··· INFORMATION SHOWN ···
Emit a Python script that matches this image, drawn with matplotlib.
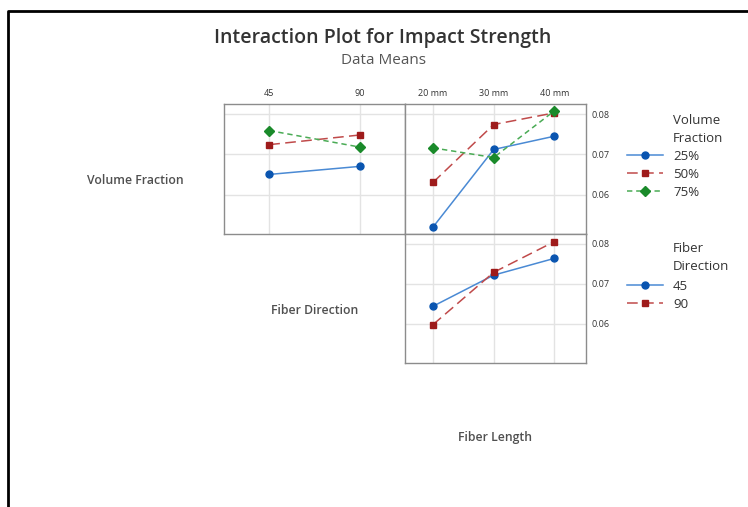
import matplotlib

matplotlib.use("Agg")

import matplotlib.pyplot as plt  # noqa: E402

plt.rcParams["font.family"] = ["Open Sans", "DejaVu Sans"]

# factor levels
direction_levels = ["45", "90"]
length_levels = ["20 mm", "30 mm", "40 mm"]
fraction_levels = ["25%", "50%", "75%"]

# means: Volume Fraction x Fiber Direction
vf_by_direction = {
    "25%": [0.0650, 0.0670],
    "50%": [0.0724, 0.0748],
    "75%": [0.0759, 0.0718],
}
# means: Volume Fraction x Fiber Length
vf_by_length = {
    "25%": [0.0519, 0.0712, 0.0745],
    "50%": [0.0630, 0.0774, 0.0803],
    "75%": [0.0716, 0.0692, 0.0808],
}
# means: Fiber Direction x Fiber Length
dir_by_length = {
    "45": [0.0644, 0.0722, 0.0764],
    "90": [0.0598, 0.0729, 0.0806],
}

y_ticks = [0.06, 0.07, 0.08]
y_lim = (0.0502, 0.0825)

# marker colour, line colour, marker, dash pattern
styles = [
    ("#0a55b0", "#4a8ad4", "o", None),
    ("#9e1b1b", "#c04a4a", "s", (7, 3.5)),
    ("#1a8a2a", "#4aab55", "D", (3.5, 2.5)),
]

SPINE = "#8c8c8c"
GRID = "#e3e3e3"
TEXT = "#505050"

W, H = 748, 507
fig = plt.figure(figsize=(W / 100, H / 100), dpi=100)


def box(x0, y0, x1, y1):
    """Pixel box (top-left origin) -> figure rect."""
    return [x0 / W, 1 - y1 / H, (x1 - x0) / W, (y1 - y0) / H]


def style_axes(ax, n, xlim):
    ax.set_xlim(*xlim)
    ax.set_ylim(*y_lim)
    ax.set_xticks(range(n))
    ax.set_yticks(y_ticks)
    ax.grid(True, color=GRID, linewidth=1)
    ax.set_axisbelow(True)
    for s in ax.spines.values():
        s.set_color(SPINE)
        s.set_linewidth(1)
    ax.tick_params(length=0, labelsize=6.5, colors="#333333", pad=4,
                   left=False, labelleft=False, bottom=False, labelbottom=False)


def draw(ax, series):
    handles = []
    for (name, vals), (mc, lc, mk, dash) in zip(series.items(), styles):
        line, = ax.plot(range(len(vals)), vals, color=lc, linewidth=1.1,
                        marker=mk, markersize=5 if mk != "D" else 4.6,
                        markerfacecolor=mc, markeredgecolor=mc, label=name)
        if dash is not None:
            line.set_dashes(dash)
        handles.append(line)
    return handles


ax1 = fig.add_axes(box(224, 104, 405, 234))
ax2 = fig.add_axes(box(405, 104, 586, 234))
ax3 = fig.add_axes(box(405, 234, 586, 363))

style_axes(ax1, 2, (-0.5, 1.5))
style_axes(ax2, 3, (-0.46, 2.52))
style_axes(ax3, 3, (-0.46, 2.52))

draw(ax1, vf_by_direction)
h_vf = draw(ax2, vf_by_length)
h_dir = draw(ax3, dir_by_length)

ax1.tick_params(top=False, labeltop=True)
ax1.set_xticklabels(direction_levels)
ax2.tick_params(top=False, labeltop=True, right=False, labelright=True)
ax2.set_xticklabels(length_levels)
ax3.tick_params(right=False, labelright=True)
for ax in (ax2, ax3):
    ax.set_yticklabels([f"{t:.2f}" for t in y_ticks])

# legends: entries via fig.legend, titles as text aligned with the labels
leg_kw = dict(frameon=False, fontsize=9.5, handlelength=2.7,
              handletextpad=0.8, labelspacing=0.37, borderpad=0, borderaxespad=0,
              loc="upper left", labelcolor="#333333")
fig.legend(handles=h_vf, bbox_to_anchor=(627 / W, 1 - 150 / H), **leg_kw)
fig.legend(handles=h_dir, bbox_to_anchor=(627 / W, 1 - 280 / H), **leg_kw)

ttl_kw = dict(ha="left", va="center", fontsize=9.5, color="#333333")
fig.text(673 / W, 1 - 120 / H, "Volume", **ttl_kw)
fig.text(673 / W, 1 - 138 / H, "Fraction", **ttl_kw)
fig.text(673 / W, 1 - 248 / H, "Fiber", **ttl_kw)
fig.text(673 / W, 1 - 267 / H, "Direction", **ttl_kw)

# diagonal factor labels
lab_kw = dict(ha="center", va="center", fontsize=8.8, color=TEXT, fontweight="semibold")
fig.text(135 / W, 1 - 181 / H, "Volume Fraction", **lab_kw)
fig.text(315 / W, 1 - 310 / H, "Fiber Direction", **lab_kw)
fig.text(495 / W, 1 - 438 / H, "Fiber Length", **lab_kw)

fig.text(383 / W, 1 - 38 / H, "Interaction Plot for Impact Strength", ha="center",
         va="center", fontsize=14, color="#333333", fontweight="semibold")
fig.text(383 / W, 1 - 61 / H, "Data Means", ha="center", va="center",
         fontsize=11, color="#555555")

# outer frame (top and left edges only, as in the screenshot)
fig.add_artist(plt.Line2D([8 / W, 8 / W, 1], [0, 1 - 11 / H, 1 - 11 / H],
                          transform=fig.transFigure, color="black", linewidth=2))

fig.savefig("out.png", dpi=100)
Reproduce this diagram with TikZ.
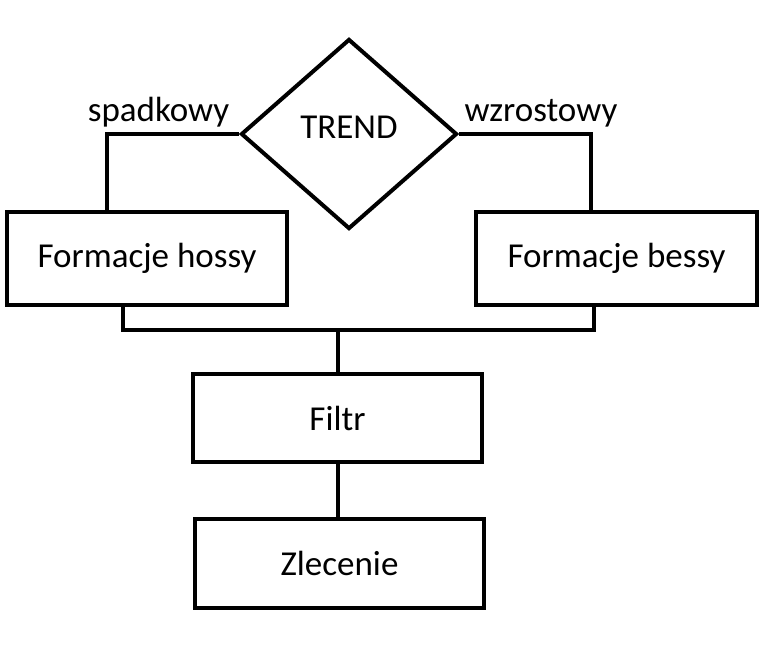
···
**GIVEN TASK:** Every record above should come back exactly, but without its pictures.

**RESPONSE BELOW:**
Emit a Python script that matches this image, drawn with matplotlib.
import matplotlib

matplotlib.use("Agg")

import matplotlib.pyplot as plt  # noqa: E402

plt.rcParams["font.family"] = ["Open Sans", "DejaVu Sans"]

# factor levels
direction_levels = ["45", "90"]
length_levels = ["20 mm", "30 mm", "40 mm"]
fraction_levels = ["25%", "50%", "75%"]

# means: Volume Fraction x Fiber Direction
vf_by_direction = {
    "25%": [0.0650, 0.0670],
    "50%": [0.0724, 0.0748],
    "75%": [0.0759, 0.0718],
}
# means: Volume Fraction x Fiber Length
vf_by_length = {
    "25%": [0.0519, 0.0712, 0.0745],
    "50%": [0.0630, 0.0774, 0.0803],
    "75%": [0.0716, 0.0692, 0.0808],
}
# means: Fiber Direction x Fiber Length
dir_by_length = {
    "45": [0.0644, 0.0722, 0.0764],
    "90": [0.0598, 0.0729, 0.0806],
}

y_ticks = [0.06, 0.07, 0.08]
y_lim = (0.0502, 0.0825)

# marker colour, line colour, marker, dash pattern
styles = [
    ("#0a55b0", "#4a8ad4", "o", None),
    ("#9e1b1b", "#c04a4a", "s", (7, 3.5)),
    ("#1a8a2a", "#4aab55", "D", (3.5, 2.5)),
]

SPINE = "#8c8c8c"
GRID = "#e3e3e3"
TEXT = "#505050"

W, H = 748, 507
fig = plt.figure(figsize=(W / 100, H / 100), dpi=100)


def box(x0, y0, x1, y1):
    """Pixel box (top-left origin) -> figure rect."""
    return [x0 / W, 1 - y1 / H, (x1 - x0) / W, (y1 - y0) / H]


def style_axes(ax, n, xlim):
    ax.set_xlim(*xlim)
    ax.set_ylim(*y_lim)
    ax.set_xticks(range(n))
    ax.set_yticks(y_ticks)
    ax.grid(True, color=GRID, linewidth=1)
    ax.set_axisbelow(True)
    for s in ax.spines.values():
        s.set_color(SPINE)
        s.set_linewidth(1)
    ax.tick_params(length=0, labelsize=6.5, colors="#333333", pad=4,
                   left=False, labelleft=False, bottom=False, labelbottom=False)


def draw(ax, series):
    handles = []
    for (name, vals), (mc, lc, mk, dash) in zip(series.items(), styles):
        line, = ax.plot(range(len(vals)), vals, color=lc, linewidth=1.1,
                        marker=mk, markersize=5 if mk != "D" else 4.6,
                        markerfacecolor=mc, markeredgecolor=mc, label=name)
        if dash is not None:
            line.set_dashes(dash)
        handles.append(line)
    return handles


ax1 = fig.add_axes(box(224, 104, 405, 234))
ax2 = fig.add_axes(box(405, 104, 586, 234))
ax3 = fig.add_axes(box(405, 234, 586, 363))

style_axes(ax1, 2, (-0.5, 1.5))
style_axes(ax2, 3, (-0.46, 2.52))
style_axes(ax3, 3, (-0.46, 2.52))

draw(ax1, vf_by_direction)
h_vf = draw(ax2, vf_by_length)
h_dir = draw(ax3, dir_by_length)

ax1.tick_params(top=False, labeltop=True)
ax1.set_xticklabels(direction_levels)
ax2.tick_params(top=False, labeltop=True, right=False, labelright=True)
ax2.set_xticklabels(length_levels)
ax3.tick_params(right=False, labelright=True)
for ax in (ax2, ax3):
    ax.set_yticklabels([f"{t:.2f}" for t in y_ticks])

# legends: entries via fig.legend, titles as text aligned with the labels
leg_kw = dict(frameon=False, fontsize=9.5, handlelength=2.7,
              handletextpad=0.8, labelspacing=0.37, borderpad=0, borderaxespad=0,
              loc="upper left", labelcolor="#333333")
fig.legend(handles=h_vf, bbox_to_anchor=(627 / W, 1 - 150 / H), **leg_kw)
fig.legend(handles=h_dir, bbox_to_anchor=(627 / W, 1 - 280 / H), **leg_kw)

ttl_kw = dict(ha="left", va="center", fontsize=9.5, color="#333333")
fig.text(673 / W, 1 - 120 / H, "Volume", **ttl_kw)
fig.text(673 / W, 1 - 138 / H, "Fraction", **ttl_kw)
fig.text(673 / W, 1 - 248 / H, "Fiber", **ttl_kw)
fig.text(673 / W, 1 - 267 / H, "Direction", **ttl_kw)

# diagonal factor labels
lab_kw = dict(ha="center", va="center", fontsize=8.8, color=TEXT, fontweight="semibold")
fig.text(135 / W, 1 - 181 / H, "Volume Fraction", **lab_kw)
fig.text(315 / W, 1 - 310 / H, "Fiber Direction", **lab_kw)
fig.text(495 / W, 1 - 438 / H, "Fiber Length", **lab_kw)

fig.text(383 / W, 1 - 38 / H, "Interaction Plot for Impact Strength", ha="center",
         va="center", fontsize=14, color="#333333", fontweight="semibold")
fig.text(383 / W, 1 - 61 / H, "Data Means", ha="center", va="center",
         fontsize=11, color="#555555")

# outer frame (top and left edges only, as in the screenshot)
fig.add_artist(plt.Line2D([8 / W, 8 / W, 1], [0, 1 - 11 / H, 1 - 11 / H],
                          transform=fig.transFigure, color="black", linewidth=2))

fig.savefig("out.png", dpi=100)
Reproduce this diagram with TikZ.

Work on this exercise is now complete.